**STATED EXERCISE**
Determine how many lines of this material contain "that". Give only the number.

━━━━━ DATASET ROWS

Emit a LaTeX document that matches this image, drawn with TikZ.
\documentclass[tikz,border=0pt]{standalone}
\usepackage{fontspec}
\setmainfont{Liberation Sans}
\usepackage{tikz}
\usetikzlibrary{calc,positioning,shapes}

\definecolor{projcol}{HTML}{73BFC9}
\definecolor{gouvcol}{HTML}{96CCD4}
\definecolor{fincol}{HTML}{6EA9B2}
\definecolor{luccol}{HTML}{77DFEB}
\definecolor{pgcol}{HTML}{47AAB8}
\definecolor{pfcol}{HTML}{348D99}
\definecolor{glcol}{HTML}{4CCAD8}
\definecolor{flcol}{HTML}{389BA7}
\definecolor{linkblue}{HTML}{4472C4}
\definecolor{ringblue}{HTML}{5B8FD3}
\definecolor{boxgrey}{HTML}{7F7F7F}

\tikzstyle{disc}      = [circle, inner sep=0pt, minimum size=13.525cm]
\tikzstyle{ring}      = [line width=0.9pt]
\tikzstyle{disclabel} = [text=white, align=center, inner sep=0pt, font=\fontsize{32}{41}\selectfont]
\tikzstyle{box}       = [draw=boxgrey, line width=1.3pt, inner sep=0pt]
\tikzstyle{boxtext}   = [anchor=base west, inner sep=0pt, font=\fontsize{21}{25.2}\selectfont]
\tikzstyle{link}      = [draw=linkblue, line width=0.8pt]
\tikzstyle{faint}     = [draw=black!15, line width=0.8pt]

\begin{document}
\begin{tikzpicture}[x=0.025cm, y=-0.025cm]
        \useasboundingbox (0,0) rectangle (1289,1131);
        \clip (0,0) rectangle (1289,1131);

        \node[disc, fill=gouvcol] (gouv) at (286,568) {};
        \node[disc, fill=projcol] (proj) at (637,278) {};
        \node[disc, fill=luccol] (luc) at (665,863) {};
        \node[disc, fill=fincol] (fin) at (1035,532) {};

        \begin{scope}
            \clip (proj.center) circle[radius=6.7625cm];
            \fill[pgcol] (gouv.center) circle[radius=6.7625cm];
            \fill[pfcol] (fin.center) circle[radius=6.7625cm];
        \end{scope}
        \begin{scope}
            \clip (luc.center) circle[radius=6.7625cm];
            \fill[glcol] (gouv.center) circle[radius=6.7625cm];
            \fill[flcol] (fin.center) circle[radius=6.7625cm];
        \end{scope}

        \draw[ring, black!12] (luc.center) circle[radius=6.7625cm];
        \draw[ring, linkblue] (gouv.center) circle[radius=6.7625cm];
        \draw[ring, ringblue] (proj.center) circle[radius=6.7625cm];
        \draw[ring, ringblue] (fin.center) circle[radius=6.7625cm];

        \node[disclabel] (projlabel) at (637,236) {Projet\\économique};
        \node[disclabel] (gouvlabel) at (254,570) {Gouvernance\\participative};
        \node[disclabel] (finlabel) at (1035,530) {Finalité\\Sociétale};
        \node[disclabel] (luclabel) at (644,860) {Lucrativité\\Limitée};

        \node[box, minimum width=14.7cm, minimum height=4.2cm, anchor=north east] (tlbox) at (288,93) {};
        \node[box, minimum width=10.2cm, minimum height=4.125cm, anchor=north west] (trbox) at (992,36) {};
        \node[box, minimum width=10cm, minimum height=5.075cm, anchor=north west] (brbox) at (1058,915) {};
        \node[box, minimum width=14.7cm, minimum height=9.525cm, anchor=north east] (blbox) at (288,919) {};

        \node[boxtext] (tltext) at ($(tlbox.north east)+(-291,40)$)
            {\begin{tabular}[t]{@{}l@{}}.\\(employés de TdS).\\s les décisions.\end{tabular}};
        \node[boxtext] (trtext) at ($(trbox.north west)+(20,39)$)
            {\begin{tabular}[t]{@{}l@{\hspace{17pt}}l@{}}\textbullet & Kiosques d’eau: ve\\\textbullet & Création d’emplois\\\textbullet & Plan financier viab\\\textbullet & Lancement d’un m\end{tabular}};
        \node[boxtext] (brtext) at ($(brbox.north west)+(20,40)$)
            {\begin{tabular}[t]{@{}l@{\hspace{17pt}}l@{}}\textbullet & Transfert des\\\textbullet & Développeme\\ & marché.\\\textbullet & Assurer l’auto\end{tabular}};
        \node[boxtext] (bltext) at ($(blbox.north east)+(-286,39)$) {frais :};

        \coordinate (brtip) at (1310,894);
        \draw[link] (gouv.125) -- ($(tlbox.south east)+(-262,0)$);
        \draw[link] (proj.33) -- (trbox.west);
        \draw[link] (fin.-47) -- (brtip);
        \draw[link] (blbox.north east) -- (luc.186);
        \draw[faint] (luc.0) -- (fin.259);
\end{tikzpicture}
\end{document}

━━━━━━━━━━
━━━━━ DATASET ROWS

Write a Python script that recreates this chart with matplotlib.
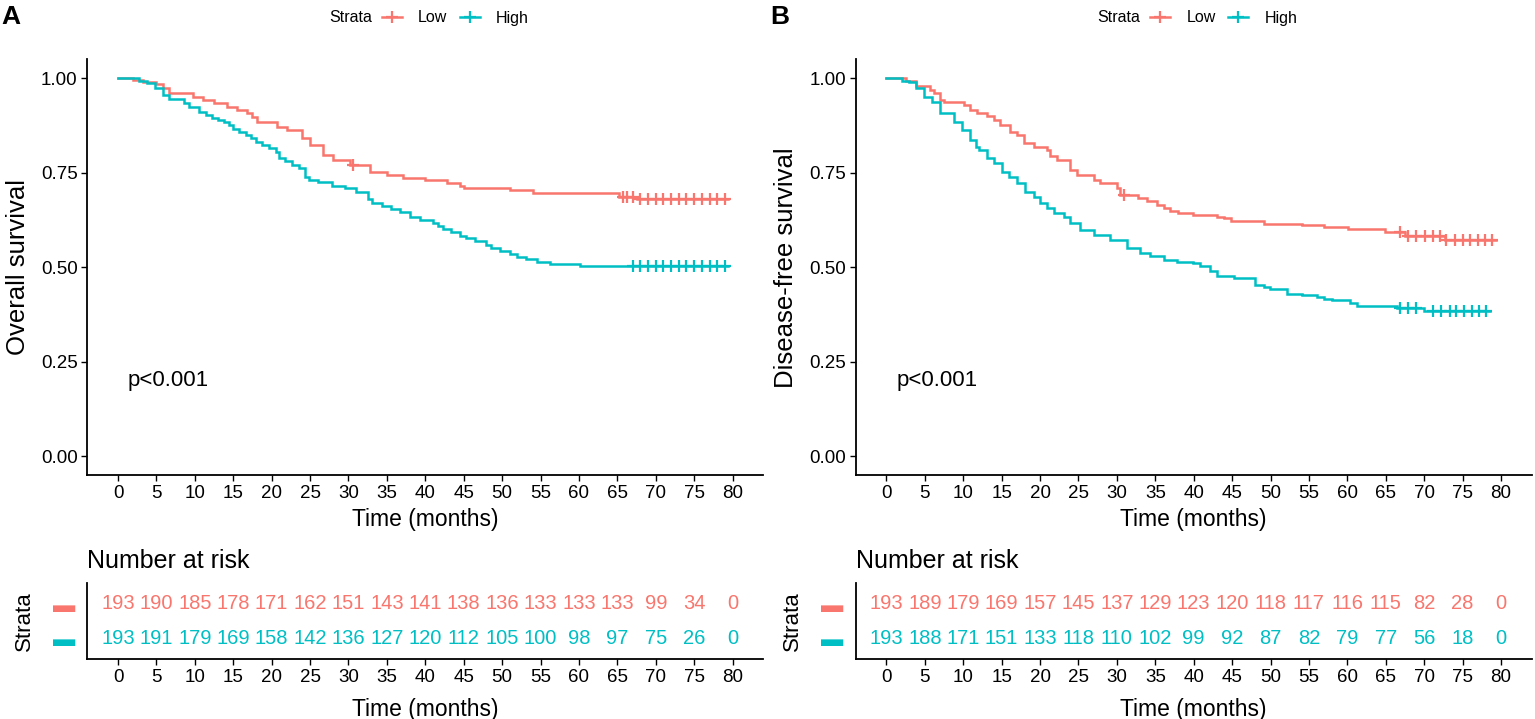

━━━━━━━━━━

**RESPONSE TO THIS TASK**
2